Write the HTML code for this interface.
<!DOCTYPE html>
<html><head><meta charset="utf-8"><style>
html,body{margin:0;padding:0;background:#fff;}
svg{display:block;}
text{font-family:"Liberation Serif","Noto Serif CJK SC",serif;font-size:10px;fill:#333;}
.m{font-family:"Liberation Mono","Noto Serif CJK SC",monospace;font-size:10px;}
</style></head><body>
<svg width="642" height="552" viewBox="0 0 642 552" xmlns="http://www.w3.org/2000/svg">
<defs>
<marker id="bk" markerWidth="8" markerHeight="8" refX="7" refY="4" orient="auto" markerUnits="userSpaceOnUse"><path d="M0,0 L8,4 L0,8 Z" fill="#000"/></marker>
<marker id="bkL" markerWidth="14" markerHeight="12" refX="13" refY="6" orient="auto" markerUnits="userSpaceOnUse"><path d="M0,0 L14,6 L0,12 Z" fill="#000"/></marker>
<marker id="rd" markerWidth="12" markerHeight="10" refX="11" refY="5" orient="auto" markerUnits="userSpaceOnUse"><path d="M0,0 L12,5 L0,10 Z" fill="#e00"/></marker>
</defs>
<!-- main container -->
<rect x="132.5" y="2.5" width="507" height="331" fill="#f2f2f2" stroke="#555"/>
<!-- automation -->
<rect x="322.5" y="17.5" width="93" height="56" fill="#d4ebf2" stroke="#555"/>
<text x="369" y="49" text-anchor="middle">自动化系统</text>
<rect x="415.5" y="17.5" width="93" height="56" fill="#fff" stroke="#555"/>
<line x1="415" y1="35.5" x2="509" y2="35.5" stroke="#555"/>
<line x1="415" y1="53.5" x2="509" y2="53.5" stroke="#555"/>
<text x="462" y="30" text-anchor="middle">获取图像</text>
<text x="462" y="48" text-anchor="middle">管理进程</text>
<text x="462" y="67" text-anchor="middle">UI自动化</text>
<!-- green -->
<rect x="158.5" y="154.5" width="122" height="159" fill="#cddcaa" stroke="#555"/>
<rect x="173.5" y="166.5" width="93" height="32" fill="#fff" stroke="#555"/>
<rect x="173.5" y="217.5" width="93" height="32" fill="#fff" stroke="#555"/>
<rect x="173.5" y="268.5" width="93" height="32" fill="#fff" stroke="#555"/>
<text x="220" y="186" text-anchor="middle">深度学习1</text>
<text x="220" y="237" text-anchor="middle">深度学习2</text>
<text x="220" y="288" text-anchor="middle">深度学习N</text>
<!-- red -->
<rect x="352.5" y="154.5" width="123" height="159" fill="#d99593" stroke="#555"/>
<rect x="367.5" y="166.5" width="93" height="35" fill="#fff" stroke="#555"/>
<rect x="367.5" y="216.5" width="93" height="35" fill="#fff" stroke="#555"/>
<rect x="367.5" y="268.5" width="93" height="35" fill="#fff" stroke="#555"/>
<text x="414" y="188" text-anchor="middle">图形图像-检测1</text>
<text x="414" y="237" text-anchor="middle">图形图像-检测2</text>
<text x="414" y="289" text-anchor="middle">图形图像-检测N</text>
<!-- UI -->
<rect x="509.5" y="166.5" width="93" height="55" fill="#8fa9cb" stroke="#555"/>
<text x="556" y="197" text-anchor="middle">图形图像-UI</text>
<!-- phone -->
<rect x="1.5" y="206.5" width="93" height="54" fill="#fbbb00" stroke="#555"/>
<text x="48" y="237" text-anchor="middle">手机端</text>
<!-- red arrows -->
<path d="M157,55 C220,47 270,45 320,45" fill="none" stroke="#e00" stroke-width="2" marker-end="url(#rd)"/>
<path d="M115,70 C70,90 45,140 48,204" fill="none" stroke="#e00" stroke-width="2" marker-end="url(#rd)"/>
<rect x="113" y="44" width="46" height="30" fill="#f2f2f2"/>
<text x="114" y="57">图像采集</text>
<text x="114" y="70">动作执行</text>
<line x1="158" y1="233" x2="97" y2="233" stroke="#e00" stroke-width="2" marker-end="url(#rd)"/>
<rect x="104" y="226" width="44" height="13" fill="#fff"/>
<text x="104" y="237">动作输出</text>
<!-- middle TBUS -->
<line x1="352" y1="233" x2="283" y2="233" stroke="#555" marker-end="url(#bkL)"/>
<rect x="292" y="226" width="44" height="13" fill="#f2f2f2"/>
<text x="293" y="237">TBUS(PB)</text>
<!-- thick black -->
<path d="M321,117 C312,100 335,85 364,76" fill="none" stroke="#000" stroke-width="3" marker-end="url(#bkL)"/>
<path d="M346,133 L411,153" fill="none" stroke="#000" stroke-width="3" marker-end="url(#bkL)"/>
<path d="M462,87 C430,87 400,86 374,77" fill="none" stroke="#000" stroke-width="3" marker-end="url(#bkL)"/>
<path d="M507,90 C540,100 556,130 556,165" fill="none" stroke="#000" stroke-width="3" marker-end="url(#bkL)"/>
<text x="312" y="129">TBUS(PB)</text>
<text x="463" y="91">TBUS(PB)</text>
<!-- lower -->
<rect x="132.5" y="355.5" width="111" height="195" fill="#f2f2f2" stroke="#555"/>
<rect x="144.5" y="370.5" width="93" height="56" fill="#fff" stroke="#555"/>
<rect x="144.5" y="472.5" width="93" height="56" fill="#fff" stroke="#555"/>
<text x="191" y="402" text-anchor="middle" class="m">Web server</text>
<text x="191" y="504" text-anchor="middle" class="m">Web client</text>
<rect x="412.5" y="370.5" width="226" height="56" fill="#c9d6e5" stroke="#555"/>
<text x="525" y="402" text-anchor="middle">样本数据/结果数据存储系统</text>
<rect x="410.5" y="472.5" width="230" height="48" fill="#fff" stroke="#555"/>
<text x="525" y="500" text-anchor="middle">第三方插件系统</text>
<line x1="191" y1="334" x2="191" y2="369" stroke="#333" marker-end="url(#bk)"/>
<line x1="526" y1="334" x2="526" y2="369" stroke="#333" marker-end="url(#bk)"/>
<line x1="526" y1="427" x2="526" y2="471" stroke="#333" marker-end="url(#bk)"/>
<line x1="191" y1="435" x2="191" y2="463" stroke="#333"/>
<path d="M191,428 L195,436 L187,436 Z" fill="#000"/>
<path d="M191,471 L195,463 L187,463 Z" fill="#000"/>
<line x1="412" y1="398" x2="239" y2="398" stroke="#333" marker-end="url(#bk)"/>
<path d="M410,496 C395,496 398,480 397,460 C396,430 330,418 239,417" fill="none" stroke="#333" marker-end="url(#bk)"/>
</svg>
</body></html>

---*---

> Work to be completed: Your task is to repeat each line of the material exactly.

> Exercise output:
Write the HTML code for this interface.
<!DOCTYPE html>
<html><head><meta charset="utf-8"><style>
html,body{margin:0;padding:0;background:#fff;}
svg{display:block;}
text{font-family:"Liberation Serif","Noto Serif CJK SC",serif;font-size:10px;fill:#333;}
.m{font-family:"Liberation Mono","Noto Serif CJK SC",monospace;font-size:10px;}
</style></head><body>
<svg width="642" height="552" viewBox="0 0 642 552" xmlns="http://www.w3.org/2000/svg">
<defs>
<marker id="bk" markerWidth="8" markerHeight="8" refX="7" refY="4" orient="auto" markerUnits="userSpaceOnUse"><path d="M0,0 L8,4 L0,8 Z" fill="#000"/></marker>
<marker id="bkL" markerWidth="14" markerHeight="12" refX="13" refY="6" orient="auto" markerUnits="userSpaceOnUse"><path d="M0,0 L14,6 L0,12 Z" fill="#000"/></marker>
<marker id="rd" markerWidth="12" markerHeight="10" refX="11" refY="5" orient="auto" markerUnits="userSpaceOnUse"><path d="M0,0 L12,5 L0,10 Z" fill="#e00"/></marker>
</defs>
<!-- main container -->
<rect x="132.5" y="2.5" width="507" height="331" fill="#f2f2f2" stroke="#555"/>
<!-- automation -->
<rect x="322.5" y="17.5" width="93" height="56" fill="#d4ebf2" stroke="#555"/>
<text x="369" y="49" text-anchor="middle">自动化系统</text>
<rect x="415.5" y="17.5" width="93" height="56" fill="#fff" stroke="#555"/>
<line x1="415" y1="35.5" x2="509" y2="35.5" stroke="#555"/>
<line x1="415" y1="53.5" x2="509" y2="53.5" stroke="#555"/>
<text x="462" y="30" text-anchor="middle">获取图像</text>
<text x="462" y="48" text-anchor="middle">管理进程</text>
<text x="462" y="67" text-anchor="middle">UI自动化</text>
<!-- green -->
<rect x="158.5" y="154.5" width="122" height="159" fill="#cddcaa" stroke="#555"/>
<rect x="173.5" y="166.5" width="93" height="32" fill="#fff" stroke="#555"/>
<rect x="173.5" y="217.5" width="93" height="32" fill="#fff" stroke="#555"/>
<rect x="173.5" y="268.5" width="93" height="32" fill="#fff" stroke="#555"/>
<text x="220" y="186" text-anchor="middle">深度学习1</text>
<text x="220" y="237" text-anchor="middle">深度学习2</text>
<text x="220" y="288" text-anchor="middle">深度学习N</text>
<!-- red -->
<rect x="352.5" y="154.5" width="123" height="159" fill="#d99593" stroke="#555"/>
<rect x="367.5" y="166.5" width="93" height="35" fill="#fff" stroke="#555"/>
<rect x="367.5" y="216.5" width="93" height="35" fill="#fff" stroke="#555"/>
<rect x="367.5" y="268.5" width="93" height="35" fill="#fff" stroke="#555"/>
<text x="414" y="188" text-anchor="middle">图形图像-检测1</text>
<text x="414" y="237" text-anchor="middle">图形图像-检测2</text>
<text x="414" y="289" text-anchor="middle">图形图像-检测N</text>
<!-- UI -->
<rect x="509.5" y="166.5" width="93" height="55" fill="#8fa9cb" stroke="#555"/>
<text x="556" y="197" text-anchor="middle">图形图像-UI</text>
<!-- phone -->
<rect x="1.5" y="206.5" width="93" height="54" fill="#fbbb00" stroke="#555"/>
<text x="48" y="237" text-anchor="middle">手机端</text>
<!-- red arrows -->
<path d="M157,55 C220,47 270,45 320,45" fill="none" stroke="#e00" stroke-width="2" marker-end="url(#rd)"/>
<path d="M115,70 C70,90 45,140 48,204" fill="none" stroke="#e00" stroke-width="2" marker-end="url(#rd)"/>
<rect x="113" y="44" width="46" height="30" fill="#f2f2f2"/>
<text x="114" y="57">图像采集</text>
<text x="114" y="70">动作执行</text>
<line x1="158" y1="233" x2="97" y2="233" stroke="#e00" stroke-width="2" marker-end="url(#rd)"/>
<rect x="104" y="226" width="44" height="13" fill="#fff"/>
<text x="104" y="237">动作输出</text>
<!-- middle TBUS -->
<line x1="352" y1="233" x2="283" y2="233" stroke="#555" marker-end="url(#bkL)"/>
<rect x="292" y="226" width="44" height="13" fill="#f2f2f2"/>
<text x="293" y="237">TBUS(PB)</text>
<!-- thick black -->
<path d="M321,117 C312,100 335,85 364,76" fill="none" stroke="#000" stroke-width="3" marker-end="url(#bkL)"/>
<path d="M346,133 L411,153" fill="none" stroke="#000" stroke-width="3" marker-end="url(#bkL)"/>
<path d="M462,87 C430,87 400,86 374,77" fill="none" stroke="#000" stroke-width="3" marker-end="url(#bkL)"/>
<path d="M507,90 C540,100 556,130 556,165" fill="none" stroke="#000" stroke-width="3" marker-end="url(#bkL)"/>
<text x="312" y="129">TBUS(PB)</text>
<text x="463" y="91">TBUS(PB)</text>
<!-- lower -->
<rect x="132.5" y="355.5" width="111" height="195" fill="#f2f2f2" stroke="#555"/>
<rect x="144.5" y="370.5" width="93" height="56" fill="#fff" stroke="#555"/>
<rect x="144.5" y="472.5" width="93" height="56" fill="#fff" stroke="#555"/>
<text x="191" y="402" text-anchor="middle" class="m">Web server</text>
<text x="191" y="504" text-anchor="middle" class="m">Web client</text>
<rect x="412.5" y="370.5" width="226" height="56" fill="#c9d6e5" stroke="#555"/>
<text x="525" y="402" text-anchor="middle">样本数据/结果数据存储系统</text>
<rect x="410.5" y="472.5" width="230" height="48" fill="#fff" stroke="#555"/>
<text x="525" y="500" text-anchor="middle">第三方插件系统</text>
<line x1="191" y1="334" x2="191" y2="369" stroke="#333" marker-end="url(#bk)"/>
<line x1="526" y1="334" x2="526" y2="369" stroke="#333" marker-end="url(#bk)"/>
<line x1="526" y1="427" x2="526" y2="471" stroke="#333" marker-end="url(#bk)"/>
<line x1="191" y1="435" x2="191" y2="463" stroke="#333"/>
<path d="M191,428 L195,436 L187,436 Z" fill="#000"/>
<path d="M191,471 L195,463 L187,463 Z" fill="#000"/>
<line x1="412" y1="398" x2="239" y2="398" stroke="#333" marker-end="url(#bk)"/>
<path d="M410,496 C395,496 398,480 397,460 C396,430 330,418 239,417" fill="none" stroke="#333" marker-end="url(#bk)"/>
</svg>
</body></html>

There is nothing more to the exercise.